Au sein de l’UE, les entreprises doivent depuis 2005 acheter des crédits carbone ou des quotas pour compenser leurs émissions de CO2. Problème : ces crédits ont vu leurs prix massivement augmenter au fil des années au point que de plus en plus d’entreprises préfèrent délocaliser une partie de leur production à l’étranger pour y échapper. En élargissant cette nécessité à la compensation des émissions produites à l’étranger, la taxe doit ainsi loger tout le monde à la même enseigne.

Ce mécanisme “met sur un pied d’égalité le fait de produire de l’acier, par exemple, au sein de l’Union européenne” ou en dehors puis de l’importer, a salué le gouvernement français lors d’une conférence de presse vendredi.

  • Acier, aluminium, hydrogène

Cette taxe aux frontières ne concernera au départ que certaines matières premières – celles qui émettent le plus de CO2 : l’acier, l’aluminium, l’ammoniac, le ciment, l’électricité ou encore l’hydrogène et l’engrais. L’ensemble de ces secteurs représente plus de 50 % des émissions industrielles du continent européen, selon le Conseil de l’UE.

Le mécanisme devrait cependant s’étendre à terme à une plus large catégorie de produits, notamment ceux qui ont besoin de ces matières pour leur construction. Par exemple, un importateur de voitures dans l’UE devra payer la taxe sur l’acier, des constructeurs du bâtiment celle sur le ciment, etc.

  • Une mise en œuvre progressive d’ici 2026

La mise en place de cette mesure inédite doit se faire progressivement, avec une première échéance en 2026. “Le 1er octobre 2023, le MACF entre dans une première phase de mise en œuvre que l’on appelle ‘à blanc’ jusqu’à fin 2025″, a indiqué le gouvernement français. Cette première phase doit permettre “sans imposer de prix à ce stade” de “récolter beaucoup de données de la part de nos industriels” afin “d’évaluer le juste prix” des émissions à l’importation.

Les importateurs commenceront effectivement à payer la taxe à partir du 1er janvier 2026 et son prix augmentera progressivement pendant neuf ans, jusqu’en 2034.

Comment le prix sera calculé ? L’entreprise déclarera les émissions liées à son processus de production et, si elles dépassent le standard européen, elle devra acquérir un certificat d’émission au prix du CO2 dans l’UE. Si un marché carbone existe déjà dans le pays où elle est implantée, mais avec un prix du carbone moins élevé qu’en Europe, comme c’est le cas actuellement en Chine et dans certains États américains, elle devra seulement payer la différence. Pour éviter une sous-déclaration, elle devra aussi se soumettre à une certification indépendante.

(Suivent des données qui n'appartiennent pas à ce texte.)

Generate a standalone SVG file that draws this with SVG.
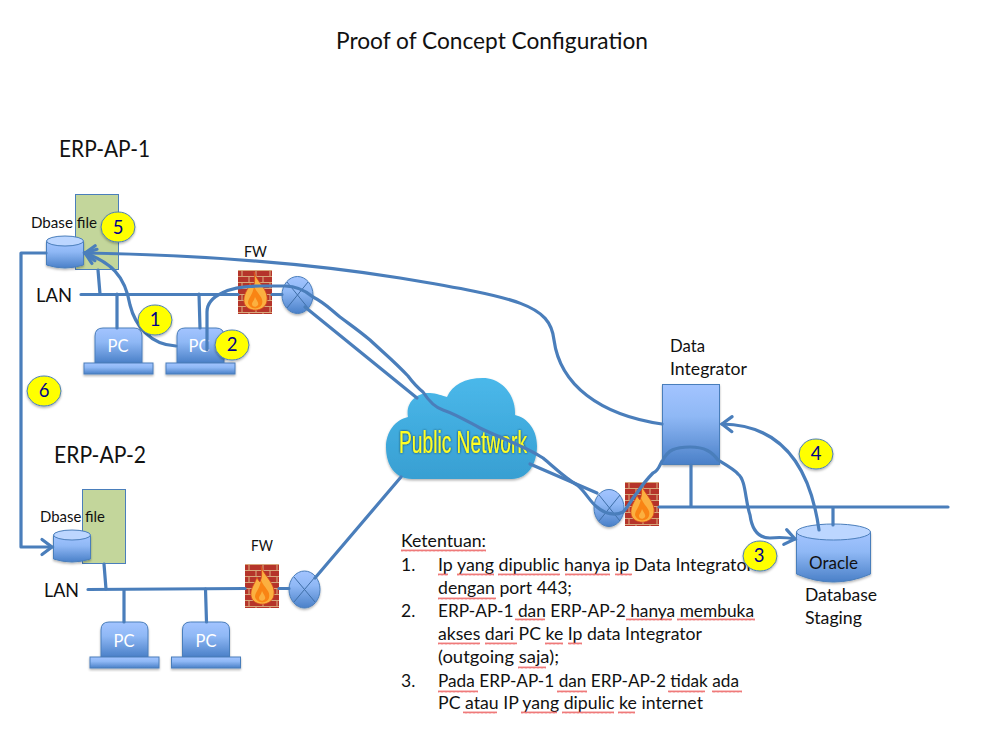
<svg xmlns="http://www.w3.org/2000/svg" width="989" height="742" viewBox="0 0 989 742">
<style>
text{font-family:"Lato","Open Sans","Liberation Sans",sans-serif;fill:#111}
.t21{font-size:23px}.t18{font-size:20px}.t16{font-size:17.500px}.t14{font-size:15px}
.pc{font-size:16.500px;fill:#fff;text-anchor:middle}
.num{font-size:18.500px;fill:#00008b;text-anchor:middle}
.blue{fill:url(#g);stroke:#4a7ebb;stroke-width:1;filter:url(#s)}
.green{fill:#c3d69b;stroke:#4a7ebb;stroke-width:1}
.top{fill:#bcd6ff;stroke:#4a7ebb;stroke-width:1}
.badge{fill:#ff0;stroke:#4a7ebb;stroke-width:1;filter:url(#s)}
.c{fill:none;stroke:#4a7ebb;stroke-width:3.200;stroke-linecap:round;stroke-linejoin:round}
.a{marker-end:url(#arr)}
.x{fill:none;stroke:#3f6fa8;stroke-width:1}
.sq{fill:url(#wave)}
</style>
<defs>
<linearGradient id="g" x1="0" y1="0" x2="0" y2="1"><stop offset="0" stop-color="#a3c4ff"/><stop offset="0.4" stop-color="#8fb8f5"/><stop offset="1" stop-color="#4a80c8"/></linearGradient>
<linearGradient id="cg" x1="0" y1="0" x2="0" y2="1"><stop offset="0" stop-color="#4ab8ea"/><stop offset="1" stop-color="#389fd2"/></linearGradient>
<linearGradient id="fl" x1="0" y1="0" x2="0" y2="1"><stop offset="0" stop-color="#f9a030"/><stop offset="1" stop-color="#f57c10"/></linearGradient>
<filter id="s" x="-20%" y="-20%" width="140%" height="150%"><feDropShadow dx="0" dy="1.500" stdDeviation="1" flood-color="#000" flood-opacity="0.3"/></filter>
<filter id="glow" x="-10%" y="-20%" width="120%" height="140%"><feDropShadow dx="0" dy="0" stdDeviation="1.200" flood-color="#123" flood-opacity="0.9"/></filter>
<marker id="arr" markerUnits="userSpaceOnUse" markerWidth="20" markerHeight="20" refX="14" refY="10" orient="auto"><path d="M4,2.500 L14,10 L4,17.500" fill="none" stroke="#4a7ebb" stroke-width="3.200" stroke-linecap="round"/></marker>
<pattern id="wave" width="4" height="3" patternUnits="userSpaceOnUse"><path d="M0,2.500 L1,0.500 L2,2.500 L3,0.500 L4,2.500" fill="none" stroke="#e84040" stroke-width="0.700"/></pattern>
<pattern id="brick" width="14" height="12" patternUnits="userSpaceOnUse"><rect width="14" height="12" fill="#b5342a"/><path d="M0,0.500H14M0,6.500H14M4,0V6M11,6V12" stroke="#d8a67a" stroke-width="1.100" fill="none"/></pattern>
<g id="fire">
<rect width="34" height="44" fill="url(#brick)"/>
<path d="M16,2 C19,12 31,20 29,31 C27,43 8,43 6,32 C5,24 10,20 12,13 C13,16 14,17 15,18 C17,13 17,8 16,2Z" fill="#fbb040" stroke="#d8461a" stroke-width="0.800"/>
<path d="M16,16 C19,24 26,27 24,34 C22,40 12,40 10,33 C10,28 15,25 16,16Z" fill="#f98414"/>
<path d="M17,27 C19,31 21,33 20,35 C18,38 14,37 14,34 C14,32 16,31 17,27Z" fill="#fbb040"/>
</g>
<g id="pcShape">
<path d="M0,35 V8 Q0,0 8,0 H39 Q47,0 47,8 V35 Z" class="blue"/>
<rect x="-11" y="35" width="69" height="11" class="blue"/>
</g>
</defs>
<rect width="989" height="742" fill="#fff"/>

<g id="title"><text class="t21" x="336" y="49" textLength="312" lengthAdjust="spacingAndGlyphs">Proof of Concept Configuration</text></g>

<g id="erp-ap-1">
<text class="t21" x="59" y="157" textLength="91" lengthAdjust="spacingAndGlyphs">ERP-AP-1</text>
<rect class="green" x="75.500" y="194.500" width="43" height="75"/>
<text class="t14" x="31" y="228" textLength="66" lengthAdjust="spacingAndGlyphs">Dbase file</text>
<path class="blue" d="M46.500,241 V265 Q65,271 83.500,265 V241 Z"/><ellipse class="top" cx="65" cy="241" rx="18.500" ry="5"/>
<text class="t18" x="36" y="302" textLength="36" lengthAdjust="spacingAndGlyphs">LAN</text>
</g>
<g id="pc-1a"><use href="#pcShape" x="95" y="328"/><text class="pc" x="118" y="352">PC</text></g>
<g id="pc-1b"><use href="#pcShape" x="177" y="328"/><text class="pc" x="199" y="352">PC</text></g>
<g id="fw-1"><text class="t14" x="244" y="257" textLength="23" lengthAdjust="spacingAndGlyphs">FW</text><use href="#fire" x="238" y="270"/></g>
<g id="router-1"><ellipse class="blue" cx="297.500" cy="295" rx="15.500" ry="18.500"/><path class="x" d="M287,282 L308,308 M308,282 L287,308"/></g>

<g id="erp-ap-2">
<text class="t21" x="54" y="463" textLength="92" lengthAdjust="spacingAndGlyphs">ERP-AP-2</text>
<rect class="green" x="82.500" y="489.500" width="43" height="74"/>
<text class="t14" x="40" y="522" textLength="65" lengthAdjust="spacingAndGlyphs">Dbase file</text>
<path class="blue" d="M53.500,535 V559 Q72,565 90.500,559 V535 Z"/><ellipse class="top" cx="72" cy="535" rx="18.500" ry="5"/>
<text class="t18" x="44" y="597" textLength="35" lengthAdjust="spacingAndGlyphs">LAN</text>
</g>
<g id="pc-2a"><use href="#pcShape" x="101" y="622"/><text class="pc" x="124" y="647">PC</text></g>
<g id="pc-2b"><use href="#pcShape" x="182.500" y="622"/><text class="pc" x="206" y="647">PC</text></g>
<g id="fw-2"><text class="t14" x="251" y="551" textLength="22" lengthAdjust="spacingAndGlyphs">FW</text><use href="#fire" x="245" y="564"/></g>
<g id="router-2"><ellipse class="blue" cx="304.500" cy="589.500" rx="15.500" ry="18.500"/><path class="x" d="M294,577 L315,602 M315,577 L294,602"/></g>

<g id="cloud">
<path d="M412,479 C395,479 386,465 386,447 C386,432 395,420 408,417 C405,400 420,392 430,393 C436,393 443,396 447,397 C452,385 465,378 483,378 C500,378 516,393 515,415 C528,418 537,430 537,446 C537,465 527,479 512,479 Z" fill="url(#cg)" filter="url(#s)"/>
<text x="399" y="453" style="font-size:31px;fill:#ffff20;font-family:'Liberation Sans',sans-serif" filter="url(#glow)" textLength="128" lengthAdjust="spacingAndGlyphs">Public Network</text>
</g>

<g id="router-3"><ellipse class="blue" cx="609" cy="508" rx="15" ry="18.500"/><path class="x" d="M599,495 L620,521 M620,495 L599,521"/></g>
<g id="fw-3"><use href="#fire" x="625" y="482"/></g>
<g id="data-integrator">
<text class="t16" x="670" y="352" textLength="35" lengthAdjust="spacingAndGlyphs">Data</text>
<text class="t16" x="670" y="375" textLength="77" lengthAdjust="spacingAndGlyphs">Integrator</text>
<rect class="blue" x="662.500" y="384.500" width="57" height="80"/>
</g>
<g id="oracle">
<path class="blue" d="M796.500,532 V574 Q833.500,590 870.500,574 V532 Z"/><ellipse class="top" cx="833.500" cy="532" rx="37" ry="8"/>
<text class="t16" x="809" y="569" textLength="49" lengthAdjust="spacingAndGlyphs">Oracle</text>
<text class="t16" x="805" y="601" textLength="72" lengthAdjust="spacingAndGlyphs">Database</text>
<text class="t16" x="805" y="624" textLength="57" lengthAdjust="spacingAndGlyphs">Staging</text>
</g>

<g id="connectors">
<path class="c" d="M81,294.500 H238 M272,294.500 H282"/>
<path class="c" d="M98,270 L100,294 M117,294 V328 M199,294 L200,328"/>
<path class="c" d="M88,589.500 L245,588.500 M279,588.500 H289"/>
<path class="c" d="M104,564 L106,589 M124,590 V622 M205.500,589 L206.500,622"/>
<path class="c" d="M659,507 H948 M691,465 V507 M833,507 V525"/>
<path class="c a" d="M46,253 H21 V547 H52"/>
<path class="c a" d="M662,424 C600,415 560,385 554,340 C550,305 520,298 400,278 C300,262 200,255 85,253"/>
<path class="c a" d="M176,346 C150,345 135,325 130,305 C125,275 110,262 85,253"/>
<path class="c" d="M305,307 L417,398"/>
<path class="c" d="M401,477 L315,578"/>
<path class="c" d="M530,464 L597,493"/>
<path class="c a" d="M207,350 V312 Q207,300 222,293 Q235,286 260,286 H285 Q300,286 313,297 C325,303 330,309 340,317 C352,326 358,330 370,340 C385,354 395,362 408,376 C414,384 418,388 423,392 C430,403 437,408 443,410 C455,414 465,420 480,428 C500,438 525,446 543,458 C555,468 565,478 577,485 C585,491 590,502 597,507 C605,514 615,516 623,512 C630,505 632,498 637,493 C643,484 648,478 653,473 C660,470 660,462 663,460 C668,450 675,447 690,447 C705,447 712,452 718,460 C728,466 735,470 738,474 C746,480 745,500 750,515 C752,530 758,538 770,538 C780,537 785,537 795,539"/>
<path class="c a" d="M819,530 C812,480 790,425 722,424"/>
</g>

<g id="notes">
<text class="t16" x="401" y="547" textLength="85" lengthAdjust="spacingAndGlyphs">Ketentuan:</text>
<text class="t16" x="401" y="571">1.</text>
<text class="t16" x="438" y="571" textLength="315" lengthAdjust="spacingAndGlyphs">Ip yang dipublic hanya ip Data Integrator</text>
<text class="t16" x="438" y="594" textLength="134" lengthAdjust="spacingAndGlyphs">dengan port 443;</text>
<text class="t16" x="401" y="617">2.</text>
<text class="t16" x="438" y="617" textLength="316" lengthAdjust="spacingAndGlyphs">ERP-AP-1 dan ERP-AP-2 hanya membuka</text>
<text class="t16" x="438" y="640" textLength="264" lengthAdjust="spacingAndGlyphs">akses dari PC ke Ip data Integrator</text>
<text class="t16" x="438" y="663" textLength="121" lengthAdjust="spacingAndGlyphs">(outgoing saja);</text>
<text class="t16" x="401" y="687">3.</text>
<text class="t16" x="438" y="687" textLength="301" lengthAdjust="spacingAndGlyphs">Pada ERP-AP-1 dan ERP-AP-2 tidak ada</text>
<text class="t16" x="438" y="709" textLength="265" lengthAdjust="spacingAndGlyphs">PC atau IP yang dipulic ke internet</text>
<rect class="sq" x="401" y="549" width="85" height="3"/>
<rect class="sq" x="438" y="573" width="10" height="3"/><rect class="sq" x="457" y="573" width="37" height="3"/><rect class="sq" x="498" y="573" width="62" height="3"/><rect class="sq" x="565" y="573" width="45" height="3"/><rect class="sq" x="615" y="573" width="17" height="3"/>
<rect class="sq" x="438" y="597" width="58" height="3"/>
<rect class="sq" x="515" y="618" width="30" height="3"/><rect class="sq" x="626" y="618" width="46" height="3"/><rect class="sq" x="677" y="618" width="78" height="3"/>
<rect class="sq" x="438" y="642" width="42" height="3"/><rect class="sq" x="485" y="642" width="32" height="3"/><rect class="sq" x="545" y="642" width="18" height="3"/><rect class="sq" x="568" y="642" width="14" height="3"/>
<rect class="sq" x="518" y="666" width="28" height="3"/>
<rect class="sq" x="438" y="690" width="40" height="3"/><rect class="sq" x="557" y="690" width="30" height="3"/><rect class="sq" x="668" y="690" width="37" height="3"/><rect class="sq" x="712" y="690" width="30" height="3"/>
<rect class="sq" x="463" y="711" width="34" height="3"/><rect class="sq" x="521" y="711" width="36" height="3"/><rect class="sq" x="562" y="711" width="52" height="3"/><rect class="sq" x="618" y="711" width="17" height="3"/>
</g>

<g id="badge-1"><ellipse class="badge" cx="155" cy="320" rx="17" ry="15"/><text class="num" x="155" y="326">1</text></g>
<g id="badge-2"><ellipse class="badge" cx="232" cy="345" rx="17" ry="15"/><text class="num" x="232" y="351">2</text></g>
<g id="badge-3"><ellipse class="badge" cx="760" cy="556" rx="17" ry="15"/><text class="num" x="759" y="562">3</text></g>
<g id="badge-4"><ellipse class="badge" cx="816" cy="454" rx="17" ry="15"/><text class="num" x="816" y="460">4</text></g>
<g id="badge-5"><ellipse class="badge" cx="118" cy="227" rx="17" ry="15"/><text class="num" x="118" y="234">5</text></g>
<g id="badge-6"><ellipse class="badge" cx="44" cy="391" rx="17" ry="15"/><text class="num" x="44" y="397">6</text></g>
</svg>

Cette taxe pourrait rapporter à l’Union européenne environ “3 milliards d’euros en 2030, et sans doute plus après”, au fur et à mesure qu’elle entrera en vigueur, selon le gouvernement français.

  • Inquiétude des entreprises

Depuis l’annonce de cette mesure, de nombreuses entreprises européennes sont vent debout, craignant que cela nuise à leur concurrence sur le marché en créant un déséquilibre entre les prix des produits européens et non européens. En effet, la majorité des marchés extérieurs ne connaissent pas ce système de compensation carbone. Les entreprises étrangères n’ont pas à s’acquitter de ces sommes ou à bien moindre échelle. Et n’ont donc pas à le répercuter sur les prix de leurs produits.

De son côté, Bruxelles assure espérer ouvrir la voie et forcer d’autres pays à réduire eux aussi leurs émissions. Cela “incitera nos partenaires commerciaux” à renforcer leur action climatique, assurait encore le gouvernement français vendredi, évoquant un “effet contagieux”.